### [DIRECTIVE]
Only the span from the line containing "Clone this chart in Apache ECharts." down to the line containing "13, fontFamily: 'Open" is to be printed, exactly and inclusively, with pictures omitted.

Records with drawing code
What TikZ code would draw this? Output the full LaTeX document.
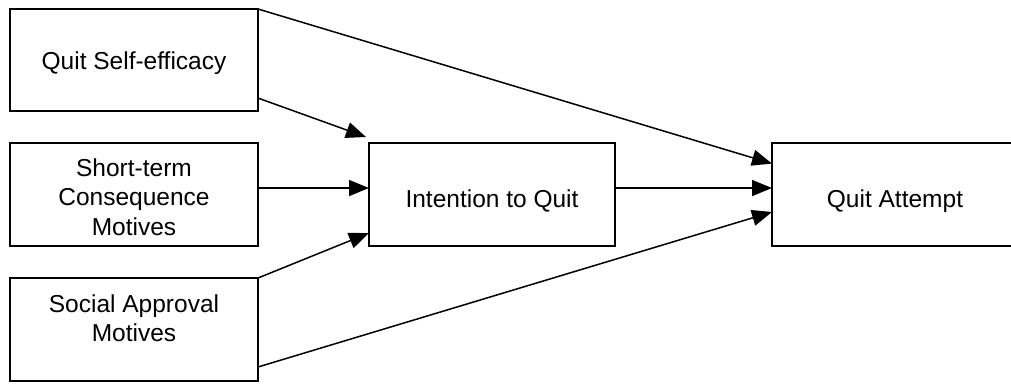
\documentclass[tikz,border=0pt]{standalone}
\usepackage{fontspec}
\setmainfont{Liberation Sans}
\usetikzlibrary{arrows.meta,calc}
\begin{document}
\begin{tikzpicture}[x=1pt,y=-1pt,
  box/.style={draw=black,line width=1.5pt,minimum width=248pt,minimum height=103pt,inner sep=0pt,outer sep=0pt},
  lbl/.style={font=\fontsize{24.5}{29.5}\selectfont,align=center,inner sep=0pt},
  conn/.style={line width=1.5pt,-{Triangle[length=20pt,width=16pt]}}]
\useasboundingbox (0,0) rectangle (1011,384);
\begin{scope}
\clip (0,0) rectangle (1011,384);
\node[box,minimum height=102pt] (b1) at (134,60) {};
\node[box] (b2) at (134,194.5) {};
\node[box] (b3) at (134,329.5) {};
\node[box,minimum width=246pt] (int) at (492,194.5) {};
\node[box,minimum width=246pt] (qa) at (895,194.5) {};
\end{scope}
\node[lbl] (t1) at (134,63) {Quit Self-efficacy};
\node[lbl] (t2) at (134,197) {Short-term\\Consequence\\Motives};
\node[lbl] (t3) at (134,318) {Social Approval\\Motives};
\node[lbl] (t4) at (492,201) {Intention to Quit};
\node[lbl] (t5) at (895,201) {Quit Attempt};
\coordinate (s1) at ($(b1.north east)!0.873!(b1.south east)$);
\coordinate (e1) at ($(int.north west)+(-3,-6)$);
\coordinate (s2) at ($(b2.north east)!0.437!(b2.south east)$);
\coordinate (e2) at ($(int.north west)!0.437!(int.south west)$);
\coordinate (e3) at ($(int.north west)!0.874!(int.south west)$);
\coordinate (s4) at ($(int.north east)!0.437!(int.south east)$);
\coordinate (q1) at ($(qa.north west)!0.2!(qa.south west)$);
\coordinate (q2) at ($(qa.north west)!0.437!(qa.south west)$);
\coordinate (q3) at ($(qa.north west)!0.67!(qa.south west)$);
\coordinate (s5) at ($(b3.north east)!0.864!(b3.south east)$);
\draw[conn] (b1.north east) -- (q1);
\draw[conn] (s1) -- (e1);
\draw[conn] (s2) -- (e2);
\draw[conn] (b3.north east) -- (e3);
\draw[conn] (s4) -- (q2);
\draw[conn] (s5) -- (q3);
\end{tikzpicture}
\end{document}
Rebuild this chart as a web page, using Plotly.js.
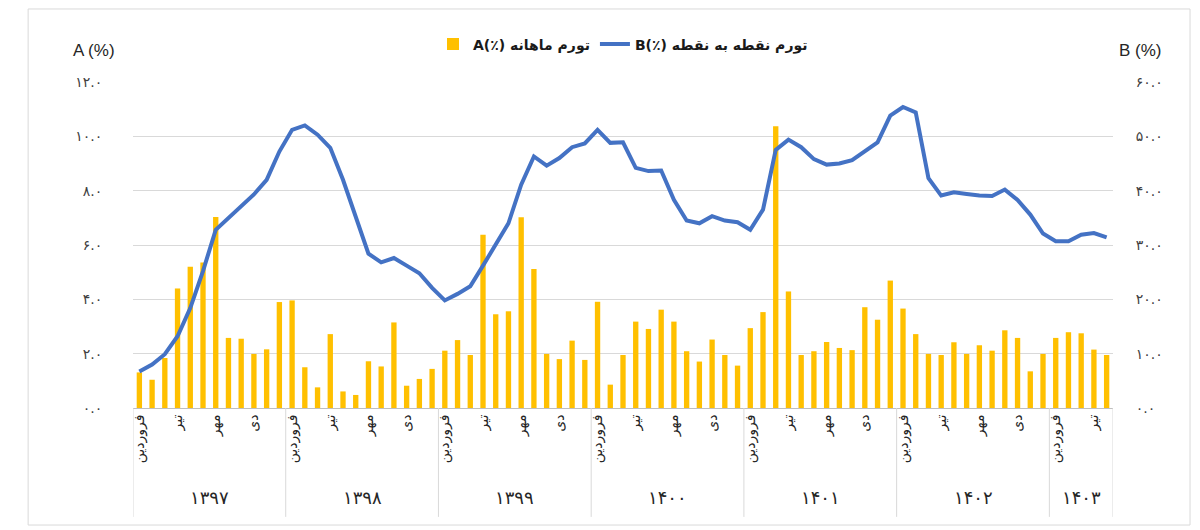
<!DOCTYPE html>
<html>
<head>
<meta charset="utf-8">
<script src="https://cdn.plot.ly/plotly-3.0.1.min.js"></script>
<style>
  html, body { margin: 0; padding: 0; background: #ffffff; }
  #chart { width: 1200px; height: 530px; }
</style>
</head>
<body>
<div id="chart"></div>
<script>
// ---- data ----
const years = ['۱۳۹۷', '۱۳۹۸', '۱۳۹۹', '۱۴۰۰', '۱۴۰۱', '۱۴۰۲', '۱۴۰۳'];
const monthsPerYear = [12, 12, 12, 12, 12, 12, 5];
const monthNames = ['فروردین', 'اردیبهشت', 'خرداد', 'تیر', 'مرداد', 'شهریور', 'مهر', 'آبان', 'آذر', 'دی', 'بهمن', 'اسفند'];
const labelledMonths = ['فروردین', 'تیر', 'مهر', 'دی'];

// monthly inflation A (%)
const monthlyA = [
  1.31, 1.04, 1.84, 4.40, 5.20, 5.36, 7.03, 2.58, 2.55, 1.99, 2.16, 3.90,
  3.96, 1.50, 0.76, 2.72, 0.61, 0.48, 1.72, 1.53, 3.15, 0.82, 1.07, 1.44,
  2.11, 2.50, 1.95, 6.38, 3.45, 3.56, 7.02, 5.12, 1.99, 1.80, 2.48, 1.77,
  3.91, 0.86, 1.95, 3.18, 2.91, 3.62, 3.18, 2.09, 1.71, 2.52, 1.95, 1.56,
  2.94, 3.53, 10.37, 4.29, 1.95, 2.09, 2.43, 2.21, 2.13, 3.71, 3.25, 4.69,
  3.66, 2.72, 1.99, 1.95, 2.42, 1.99, 2.31, 2.11, 2.86, 2.58, 1.35, 1.99,
  2.58, 2.79, 2.75, 2.15, 1.95
];

// point-to-point inflation B (%)
const pointB = [
  6.7, 8.0, 9.9, 13.2, 18.4, 25.2, 32.8, 35.0, 37.1, 39.3, 42.0, 47.2,
  51.2, 52.0, 50.3, 47.9, 42.0, 35.3, 28.4, 26.8, 27.6, 26.2, 24.8, 22.1,
  19.8, 21.0, 22.4, 26.2, 30.1, 34.0, 41.1, 46.3, 44.6, 46.0, 48.0, 48.7,
  51.2, 48.8, 48.9, 44.2, 43.6, 43.7, 38.3, 34.5, 34.0, 35.3, 34.5, 34.2,
  32.8, 36.5, 47.5, 49.4, 48.0, 45.8, 44.8, 45.0, 45.6, 47.2, 48.9, 53.8,
  55.4, 54.4, 42.3, 39.1, 39.7, 39.4, 39.1, 39.0, 40.2, 38.3, 35.6, 32.1,
  30.7, 30.7, 31.9, 32.2, 31.4
];

const aTicks = [0, 2, 4, 6, 8, 10, 12];
const bTicks = [0, 10, 20, 30, 40, 50, 60];
const nameA = 'A(٪) تورم ماهانه';
const nameB = 'B(٪) تورم نقطه به نقطه';

// ---- build categories ----
const fa = s => String(s).replace(/[0-9]/g, d => '۰۱۲۳۴۵۶۷۸۹'[d]);
const cats = [], tickVals = [], tickText = [];
const yearStart = [];
years.forEach((y, yi) => {
  yearStart.push(cats.length);
  for (let m = 0; m < monthsPerYear[yi]; m++) {
    const id = y + '-' + monthNames[m];
    cats.push(id);
    if (labelledMonths.includes(monthNames[m])) {
      tickVals.push(id);
      tickText.push(monthNames[m]);
    }
  }
});

const FONT = 'DejaVu Sans, sans-serif';
const GRID = '#d9d9d9';

const traces = [
  {
    type: 'bar', x: cats, y: monthlyA, name: nameA,
    marker: { color: '#FFC000' }, yaxis: 'y', hoverinfo: 'skip'
  },
  {
    type: 'scatter', mode: 'lines', x: cats, y: pointB, name: nameB,
    line: { color: '#4472C4', width: 4 }, yaxis: 'y2', hoverinfo: 'skip'
  }
];

const shapes = [];
// outer chart border
shapes.push({ type: 'rect', xref: 'paper', yref: 'paper', x0: -0.107, x1: 1.0786, y0: -0.359, y1: 1.224,
  line: { color: GRID, width: 1 }, fillcolor: 'rgba(0,0,0,0)', layer: 'below' });
// year dividers under axis
const bounds = yearStart.concat([cats.length]);
bounds.forEach(b => {
  shapes.push({ type: 'line', xref: 'x', yref: 'paper', x0: b - 0.5, x1: b - 0.5, y0: -0.334, y1: 0,
    line: { color: GRID, width: 1 } });
});

const annotations = [];
years.forEach((y, yi) => {
  annotations.push({ xref: 'x', yref: 'paper', x: yearStart[yi] + (monthsPerYear[yi] - 1) / 2, y: -0.275,
    text: y, showarrow: false, font: { family: FONT, size: 18, color: '#262626' }, yanchor: 'middle' });
});
annotations.push({ xref: 'paper', yref: 'paper', x: -0.016, y: 1.098, xanchor: 'right', yanchor: 'middle',
  text: 'A (%)', showarrow: false, font: { family: 'Liberation Sans, Arial, sans-serif', size: 17, color: '#262626' } });
annotations.push({ xref: 'paper', yref: 'paper', x: 1.004, y: 1.098, xanchor: 'left', yanchor: 'middle',
  text: 'B (%)', showarrow: false, font: { family: 'Liberation Sans, Arial, sans-serif', size: 17, color: '#262626' } });

const layout = {
  width: 1200, height: 530,
  margin: { l: 133, r: 87, t: 82, b: 122, pad: 0 },
  paper_bgcolor: '#ffffff', plot_bgcolor: '#ffffff',
  font: { family: FONT, color: '#404040' },
  bargap: 0.58,
  showlegend: true,
  legend: { orientation: 'h', x: 0.5, xanchor: 'center', y: 1.115, yanchor: 'middle',
    font: { family: FONT, size: 14, color: '#1a1a1a', weight: 'bold' }, traceorder: 'normal' },
  xaxis: {
    type: 'category', categoryorder: 'array', categoryarray: cats,
    tickvals: tickVals, ticktext: tickText, tickangle: -90,
    tickfont: { family: FONT, size: 14, color: '#262626' },
    showline: true, linecolor: '#bfbfbf', linewidth: 1,
    showgrid: false, ticks: '', zeroline: false, range: [-0.5, cats.length - 0.5]
  },
  yaxis: {
    range: [0, 12], tickvals: aTicks, ticktext: aTicks.map(v => fa(v.toFixed(1))),
    showgrid: true, gridcolor: GRID, gridwidth: 1, zeroline: false,
    ticks: 'outside', ticklen: 27, tickcolor: 'rgba(0,0,0,0)',
    tickfont: { family: FONT, size: 14, color: '#404040' }
  },
  yaxis2: {
    overlaying: 'y', side: 'right', range: [0, 60], tickvals: bTicks, ticktext: bTicks.map(v => fa(v.toFixed(1))),
    showgrid: false, zeroline: false,
    ticks: 'outside', ticklen: 19, tickcolor: 'rgba(0,0,0,0)',
    tickfont: { family: FONT, size: 14, color: '#404040' }
  },
  shapes: shapes,
  annotations: annotations
};

Plotly.newPlot('chart', traces, layout, { staticPlot: true, displayModeBar: false });
</script>
</body>
</html>
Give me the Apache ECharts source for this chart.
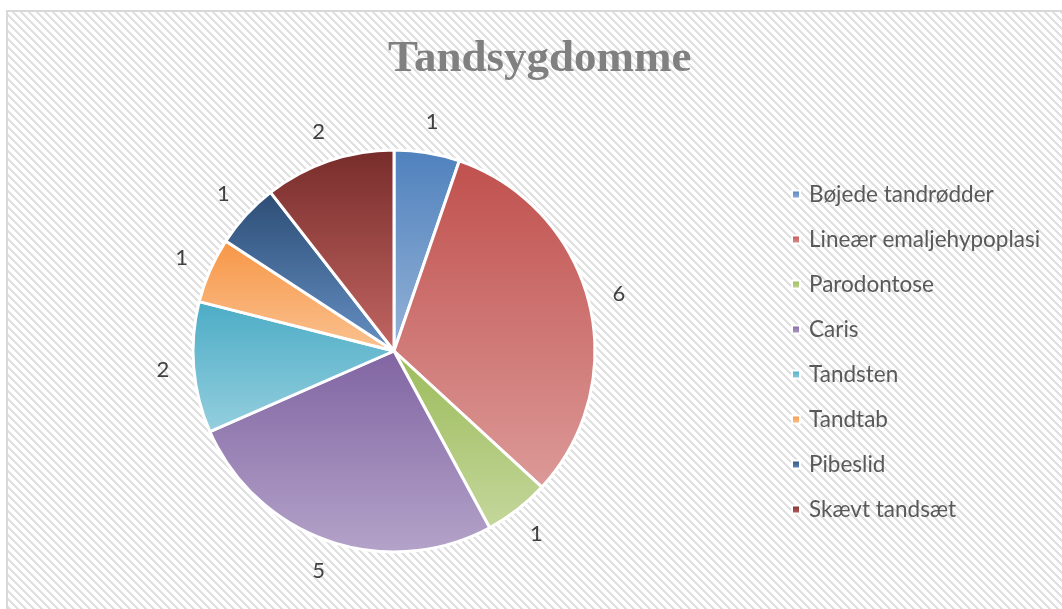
<!DOCTYPE html>
<html>
<head>
<meta charset="utf-8">
<style>
  html, body { margin: 0; padding: 0; background: #ffffff; }
  #chart { width: 1062px; height: 609px; }
</style>
<script src="https://cdn.jsdelivr.net/npm/echarts@6/dist/echarts.min.js"></script>
</head>
<body>
<div id="chart"></div>
<script>
// ---- data ----
var titleText = 'Tandsygdomme';
var categories = ['Bøjede tandrødder', 'Lineær emaljehypoplasi', 'Parodontose', 'Caris', 'Tandsten', 'Tandtab', 'Pibeslid', 'Skævt tandsæt'];
var values = [1, 6, 1, 5, 2, 1, 1, 2];
// gradient colors: top (base) -> bottom (lighter)
var topColors = ['#4f81bd', '#c0504d', '#9bbb59', '#8064a2', '#4bacc6', '#f79646', '#2c4d75', '#772c2a'];
var bottomColors = ['#95b3d7', '#dc9a98', '#c4d79c', '#b4a3c9', '#95cfde', '#fac291', '#6690c4', '#c26663'];

// ---- background pattern ----
function makePattern() {
  var c = document.createElement('canvas');
  c.width = 8; c.height = 8;
  var ctx = c.getContext('2d');
  ctx.fillStyle = '#ffffff';
  ctx.fillRect(0, 0, 8, 8);
  ctx.fillStyle = '#e0e0e0';
  for (var y = 0; y < 8; y++) {
    for (var x = 0; x < 8; x++) {
      var d = ((x - y) % 8 + 8) % 8;
      if (d < 3) ctx.fillRect(x, y, 1, 1);
    }
  }
  return c;
}

var chart = echarts.init(document.getElementById('chart'), null, { renderer: 'canvas' });

var cx = 394, cy = 351, r = 201;

var mainData = categories.map(function (name, i) {
  return {
    name: name,
    value: values[i],
    itemStyle: {
      color: new echarts.graphic.LinearGradient(0, 0, 0, 1, [
        { offset: 0, color: topColors[i] },
        { offset: 1, color: bottomColors[i] }
      ])
    }
  };
});

var labelData = categories.map(function (name, i) {
  return { name: name, value: values[i] };
});

var option = {
  backgroundColor: '#ffffff',
  animation: false,
  graphic: [
    {
      type: 'rect',
      z: -10,
      silent: true,
      shape: { x: 7, y: 11, width: 1100, height: 700 },
      style: { fill: { image: makePattern(), repeat: 'repeat' }, stroke: '#d9d9d9', lineWidth: 2 }
    }
  ],
  title: {
    text: titleText,
    left: 383,
    top: 32,
    textStyle: {
      fontFamily: 'Liberation Serif',
      fontWeight: 'bold',
      fontSize: 45,
      color: '#808080'
    }
  },
  legend: {
    orient: 'vertical',
    left: 786,
    top: 178,
    itemWidth: 8,
    itemHeight: 8,
    itemGap: 22,
    icon: 'rect',
    data: categories,
    selectedMode: false,
    textStyle: {
      fontFamily: 'Lato',
      fontSize: 22.5,
      lineHeight: 20,
      color: '#595959',
      padding: [0, 0, 0, 4]
    }
  },
  series: [
    {
      type: 'pie',
      radius: r,
      center: [cx, cy],
      startAngle: 90,
      clockwise: true,
      avoidLabelOverlap: false,
      silent: true,
      data: mainData,
      label: { show: false },
      labelLine: { show: false },
      itemStyle: { borderColor: '#ffffff', borderWidth: 3 },
      emphasis: { disabled: true }
    },
    {
      type: 'pie',
      radius: [r, r + 56],
      center: [cx, cy],
      startAngle: 90,
      clockwise: true,
      avoidLabelOverlap: false,
      silent: true,
      data: labelData,
      itemStyle: { color: 'rgba(0,0,0,0)' },
      label: {
        show: true,
        position: 'inside',
        formatter: '{c}',
        fontFamily: 'Lato',
        fontSize: 22,
        color: '#404040'
      },
      labelLine: { show: false },
      emphasis: { disabled: true }
    }
  ]
};

chart.setOption(option);
</script>
</body>
</html>
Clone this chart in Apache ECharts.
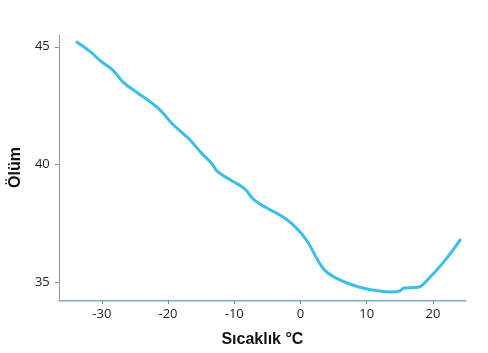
<!DOCTYPE html>
<html lang="tr">
<head>
    <meta charset="UTF-8">
    <title>Sıcaklık - Ölüm</title>
    <script src="https://cdn.jsdelivr.net/npm/echarts@6/dist/echarts.min.js"></script>
    <style>
        html, body { margin: 0; padding: 0; background: #fff; }
    </style>
</head>
<body>

<div id="main" style="width: 488px;height: 353px"></div>

<script>
    // sıcaklık (°C) ve ölüm değerleri
    var temps = [-33.9, -31.7, -30.3, -28.3, -26.8, -24.8, -22.3, -20.9, -19.4, -16.9,
                 -14.9, -13.4, -12.5, -10.5, -8.5, -7.0, -5.0, -3.0, -1.1, 0.9,
                 3.4, 5.4, 8.8, 11.3, 13.8, 15.0, 15.7, 17.7, 19.2, 21.7, 24.2];
    var deaths = [45.22, 44.78, 44.42, 44.0, 43.5, 43.08, 42.58, 42.23, 41.74, 41.1,
                  40.47, 40.04, 39.69, 39.33, 38.98, 38.49, 38.14, 37.83, 37.43, 36.79,
                  35.59, 35.17, 34.79, 34.65, 34.58, 34.63, 34.75, 34.78, 35.1, 35.88, 36.83];
    var xTicks = [-30, -20, -10, 0, 10, 20];
    var yTicks = [35, 40, 45];

    var points = temps.map(function (t, i) { return [t, deaths[i]]; });

    var myChart = echarts.init(document.getElementById('main'));

    var labelFont = { color: '#222', fontSize: 13, fontFamily: 'Open Sans' };

    var option = {
        animation: false,
        grid: { left: 51, right: 22, top: 35, bottom: 51 },
        xAxis: [{
            type: 'value',
            min: -36.5,
            max: 25,
            name: 'Sıcaklık °C',
            nameLocation: 'middle',
            nameGap: 32,
            nameTextStyle: { fontSize: 16, fontWeight: 'bold', color: '#111', fontFamily: 'Liberation Sans' },
            axisLine: { show: true, onZero: false, lineStyle: { color: '#93a5b6', width: 1 } },
            axisTick: { show: true, length: 4, customValues: xTicks, lineStyle: { color: '#7d8e9e' } },
            axisLabel: Object.assign({ margin: 8, customValues: xTicks }, labelFont),
            splitLine: { show: false }
        }, {
            type: 'value',
            position: 'bottom',
            offset: 1,
            min: -36.5,
            max: 25,
            axisLine: { show: true, onZero: false, lineStyle: { color: '#f6c3b4', width: 1 } },
            axisTick: { show: false },
            axisLabel: { show: false },
            splitLine: { show: false }
        }],
        yAxis: {
            type: 'value',
            min: 34.24,
            max: 45.5,
            name: 'Ölüm',
            nameLocation: 'middle',
            nameGap: 26,
            nameRotate: 90,
            nameTextStyle: { fontSize: 16, fontWeight: 'bold', color: '#111', fontFamily: 'Liberation Sans' },
            axisLine: { show: true, onZero: false, lineStyle: { color: '#8a9db0', width: 1 } },
            axisTick: { show: true, length: 4, customValues: yTicks, lineStyle: { color: '#7d8e9e' } },
            axisLabel: Object.assign({ margin: 9, customValues: yTicks }, labelFont),
            splitLine: { show: false }
        },
        series: [{
            type: 'line',
            data: points,
            smooth: 0.4,
            showSymbol: false,
            lineStyle: { color: '#3bbfe9', width: 3 }
        }]
    };

    myChart.setOption(option);
</script>

</body>
</html>
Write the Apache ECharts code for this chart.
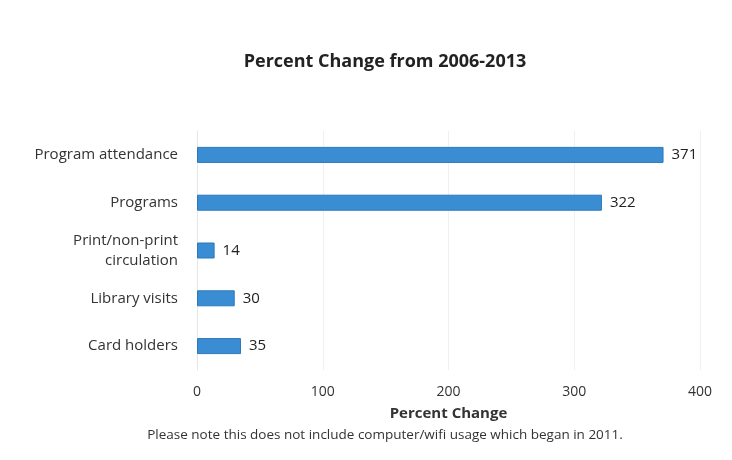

### [FINAL RESULT]
Clone this chart in Apache ECharts.
<!DOCTYPE html>
<html lang="tr">
<head>
    <meta charset="UTF-8">
    <title>Sıcaklık - Ölüm</title>
    <script src="https://cdn.jsdelivr.net/npm/echarts@6/dist/echarts.min.js"></script>
    <style>
        html, body { margin: 0; padding: 0; background: #fff; }
    </style>
</head>
<body>

<div id="main" style="width: 488px;height: 353px"></div>

<script>
    // sıcaklık (°C) ve ölüm değerleri
    var temps = [-33.9, -31.7, -30.3, -28.3, -26.8, -24.8, -22.3, -20.9, -19.4, -16.9,
                 -14.9, -13.4, -12.5, -10.5, -8.5, -7.0, -5.0, -3.0, -1.1, 0.9,
                 3.4, 5.4, 8.8, 11.3, 13.8, 15.0, 15.7, 17.7, 19.2, 21.7, 24.2];
    var deaths = [45.22, 44.78, 44.42, 44.0, 43.5, 43.08, 42.58, 42.23, 41.74, 41.1,
                  40.47, 40.04, 39.69, 39.33, 38.98, 38.49, 38.14, 37.83, 37.43, 36.79,
                  35.59, 35.17, 34.79, 34.65, 34.58, 34.63, 34.75, 34.78, 35.1, 35.88, 36.83];
    var xTicks = [-30, -20, -10, 0, 10, 20];
    var yTicks = [35, 40, 45];

    var points = temps.map(function (t, i) { return [t, deaths[i]]; });

    var myChart = echarts.init(document.getElementById('main'));

    var labelFont = { color: '#222', fontSize: 13, fontFamily: 'Open Sans' };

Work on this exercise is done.